The idea of "cheating" on a diet is also harmful. It implies wrongdoing and initiates feelings of guilt and shame, which add to stress and reinforce a poor sense of self-esteem; which makes one more likely to "cheat" again, and so on and so forth. This is not the same thing as cheating on a spouse or significant other, or cheating on a test, or breaking any kind of vow or law, yet how many of those on a diet equate it with such? Baloney. Forgive yourself, if there is even anything to be forgiven for.

As long as money is to be made from treating the symptoms of stress, the diet, cosmetics, and personal finance industries are going to keep peddling destructive "solutions" instead of devoting resources to get to the roots of it all. Our personal goals should be to resist not the temptations of the marketplace, but the personal behaviors and situations that lead to stress. We don't need punishments for negative coping mechanisms, we need alternatives to those bad habits.

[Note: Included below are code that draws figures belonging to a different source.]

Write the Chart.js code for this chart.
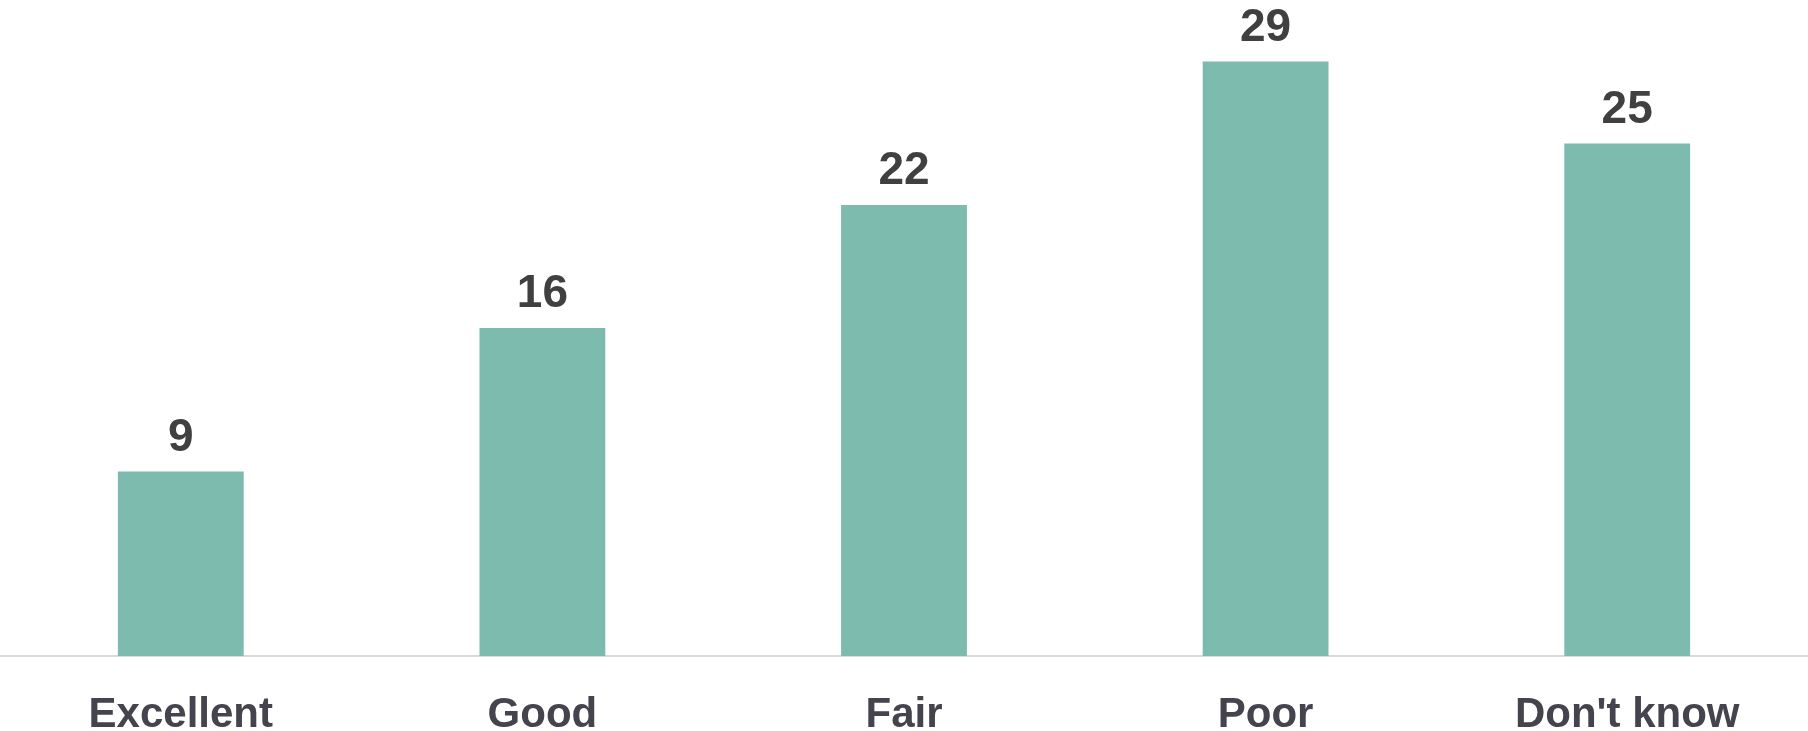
<!DOCTYPE html>
<html>
<head>
<meta charset="utf-8">
<script src="https://cdn.jsdelivr.net/npm/chart.js"></script>
<style>
  html, body { margin: 0; padding: 0; background: #ffffff; }
  #wrap { width: 1808px; height: 731px; }
</style>
</head>
<body>
<div id="wrap"><canvas id="ratingChart" width="1808" height="731"></canvas></div>
<script>
// chart data
const categories = ['Excellent', 'Good', 'Fair', 'Poor', "Don't know"];
const percentValues = [9, 16, 22, 29, 25];

const BAR_COLOR = '#7dbbaf';
const VALUE_COLOR = '#404040';
const LABEL_COLOR = '#45434e';
const FONT_FAMILY = '"Liberation Sans", Arial, sans-serif';

// draws the number above each bar
const valueLabels = {
    id: 'valueLabels',
    afterDatasetsDraw(chart) {
        const ctx = chart.ctx;
        const meta = chart.getDatasetMeta(0);
        ctx.save();
        ctx.font = 'bold 46px ' + FONT_FAMILY;
        ctx.fillStyle = VALUE_COLOR;
        ctx.textAlign = 'center';
        ctx.textBaseline = 'alphabetic';
        meta.data.forEach((bar, i) => {
            ctx.fillText(String(percentValues[i]), bar.x, bar.y - 21);
        });
        ctx.restore();
    }
};

new Chart(document.getElementById('ratingChart'), {
    type: 'bar',
    data: {
        labels: categories,
        datasets: [{
            data: percentValues,
            backgroundColor: BAR_COLOR,
            borderWidth: 0,
            categoryPercentage: 1,
            barPercentage: 0.348
        }]
    },
    options: {
        responsive: false,
        animation: false,
        devicePixelRatio: 1,
        layout: { padding: 0 },
        plugins: {
            legend: { display: false },
            tooltip: { enabled: false }
        },
        scales: {
            x: {
                grid: { display: false, drawTicks: false },
                border: { display: true, color: '#d9d9d9', width: 2 },
                ticks: {
                    color: LABEL_COLOR,
                    padding: 34,
                    maxRotation: 0,
                    font: { family: FONT_FAMILY, size: 42, weight: 'bold' }
                },
                // fixed axis band height so the baseline sits where the original has it
                afterFit(scale) { scale.height = 75; }
            },
            y: {
                display: false,
                min: 0,
                max: 32
            }
        }
    },
    plugins: [valueLabels]
});
</script>
</body>
</html>
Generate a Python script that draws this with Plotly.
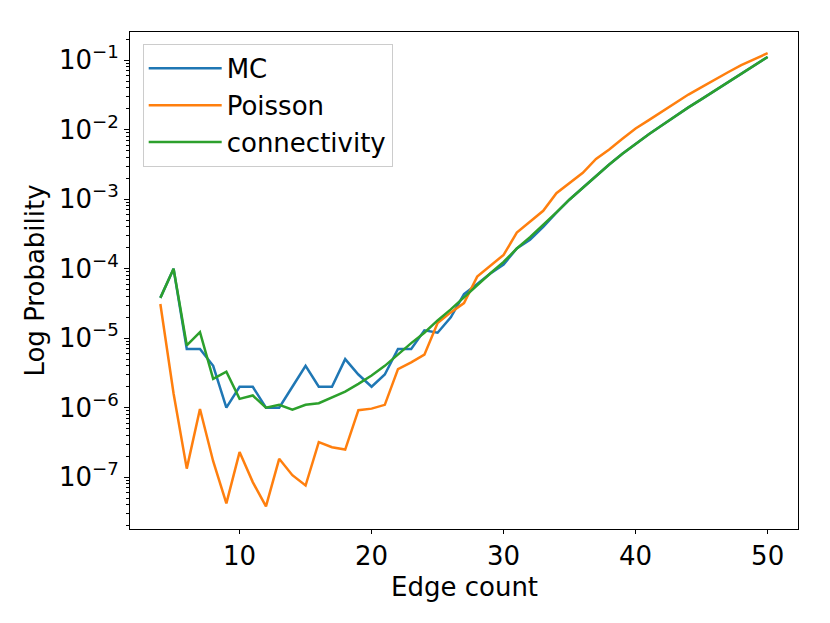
import plotly.graph_objects as go

# edge counts 4..50
edges = list(range(4, 51))

mc = [3.8e-5, 1.0e-4, 7e-6, 7e-6, 4e-6, 1e-6, 2e-6, 2e-6, 1e-6, 1e-6,
      2e-6, 4e-6, 2e-6, 2e-6, 5e-6, 3e-6, 2e-6, 3e-6, 7e-6, 7e-6,
      1.3e-5, 1.2e-5, 2.0e-5, 4.3e-5, 6.0e-5, 8.5e-5, 1.15e-4, 1.95e-4, 2.6e-4, 4.0e-4,
      6.4e-4, 9.9e-4, 1.46e-3, 2.15e-3, 3.15e-3, 4.5e-3, 6.3e-3, 8.6e-3, 1.16e-2, 1.57e-2,
      2.09e-2, 2.75e-2, 3.63e-2, 4.79e-2, 6.31e-2, 8.32e-2, 0.111]

poisson = [3.1e-5, 1.6e-6, 1.33e-7, 9.6e-7, 1.7e-7, 4.2e-8, 2.3e-7, 8.5e-8, 3.8e-8, 1.84e-7,
           1.07e-7, 7.6e-8, 3.2e-7, 2.7e-7, 2.5e-7, 9.2e-7, 9.7e-7, 1.1e-6, 3.6e-6, 4.5e-6,
           5.8e-6, 1.65e-5, 2.35e-5, 3.2e-5, 7.7e-5, 1.1e-4, 1.58e-4, 3.3e-4, 4.7e-4, 6.8e-4,
           1.22e-3, 1.72e-3, 2.4e-3, 3.8e-3, 5.2e-3, 7.4e-3, 1.04e-2, 1.37e-2, 1.83e-2, 2.45e-2,
           3.2e-2, 4.1e-2, 5.3e-2, 6.7e-2, 8.5e-2, 0.104, 0.126]

connectivity = [3.8e-5, 1.0e-4, 7.9e-6, 1.22e-5, 2.6e-6, 3.3e-6, 1.34e-6, 1.5e-6, 1.0e-6, 1.1e-6,
                9.4e-7, 1.1e-6, 1.16e-6, 1.42e-6, 1.7e-6, 2.2e-6, 2.9e-6, 4.0e-6, 5.9e-6, 8.5e-6,
                1.2e-5, 1.8e-5, 2.6e-5, 3.9e-5, 5.8e-5, 8.6e-5, 1.25e-4, 1.95e-4, 2.85e-4, 4.25e-4,
                6.45e-4, 9.9e-4, 1.46e-3, 2.15e-3, 3.15e-3, 4.5e-3, 6.3e-3, 8.6e-3, 1.16e-2, 1.57e-2,
                2.09e-2, 2.75e-2, 3.63e-2, 4.79e-2, 6.31e-2, 8.32e-2, 0.111]

x_ticks = [10, 20, 30, 40, 50]
y_exps = [-7, -6, -5, -4, -3, -2, -1]

font = dict(family="DejaVu Sans", size=26, color="black")

fig = go.Figure()
fig.add_trace(go.Scatter(x=edges, y=mc, mode='lines', name='MC',
                         line=dict(color='#1f77b4', width=2.5)))
fig.add_trace(go.Scatter(x=edges, y=poisson, mode='lines', name='Poisson',
                         line=dict(color='#ff7f0e', width=2.5)))
fig.add_trace(go.Scatter(x=edges, y=connectivity, mode='lines', name='connectivity',
                         line=dict(color='#2ca02c', width=2.5)))

minor_vals = [m * 10.0 ** e for e in range(-8, 0) for m in range(2, 10)]

fig.update_xaxes(range=[1.7, 52.3], tickvals=x_ticks, ticks='outside', ticklen=4,
                 tickcolor='black', showline=True, linecolor='black', linewidth=1,
                 mirror=True, showgrid=False, zeroline=False, tickfont=font)
fig.update_yaxes(type='log', range=[-7.745, -0.595],
                 tickvals=[10.0 ** e for e in y_exps],
                 ticktext=['10<sup>\u2212%d</sup>' % -e for e in y_exps],
                 ticks='outside', ticklen=5, tickcolor='black',
                 minor=dict(tickvals=minor_vals, ticks='outside', ticklen=3, tickcolor='black'),
                 showline=True, linecolor='black', linewidth=1, mirror=True,
                 showgrid=False, zeroline=False,
                 title=dict(text='Log Probability', font=font, standoff=6), tickfont=font)

# x title as annotation so it sits closer to the tick labels
fig.add_annotation(text='Edge count', xref='paper', yref='paper', x=0.5, y=-0.116,
                   xanchor='center', yanchor='middle', showarrow=False, font=font)

# page body adds an 8px offset, so the figure is a bit smaller than the window
fig.update_layout(width=822, height=615, plot_bgcolor='white', paper_bgcolor='white',
                  margin=dict(l=122, r=32, t=24, b=94), font=font,
                  legend=dict(x=0.019, y=0.976, xanchor='left', yanchor='top',
                              bgcolor='white', bordercolor='#cccccc', borderwidth=1,
                              itemwidth=73, font=font))
fig.write_html("out.html")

We also need to alleviate stress to begin with. Maybe that means limiting your time with family over the holidays. Maybe that does mean taking time off from your workplace. Maybe it means going off of social media if the feedback you are getting from sharing your struggles is anything but supportive and understanding. If we do these things, then the impulse to overindulge in anything harmful will ebb, at least a little bit.

So, how do I cope in healthy ways? I make sure I get outside and take at least a 30-minute walk every day, weather-permitting. I take breaks to watch the odd "guilty pleasure" television show. I should read more, a lot more, and it is one of my goals to make that a higher priority. I draw, and I write, and I take photographs, for pleasure as well as part of my income. Am I successful one hundred percent of the time? No, of course not. Probably not even 70% lately, but I forgive myself for that.

Please share your own secrets for stress-relief success in the comments. We need to encourage each other more than ever.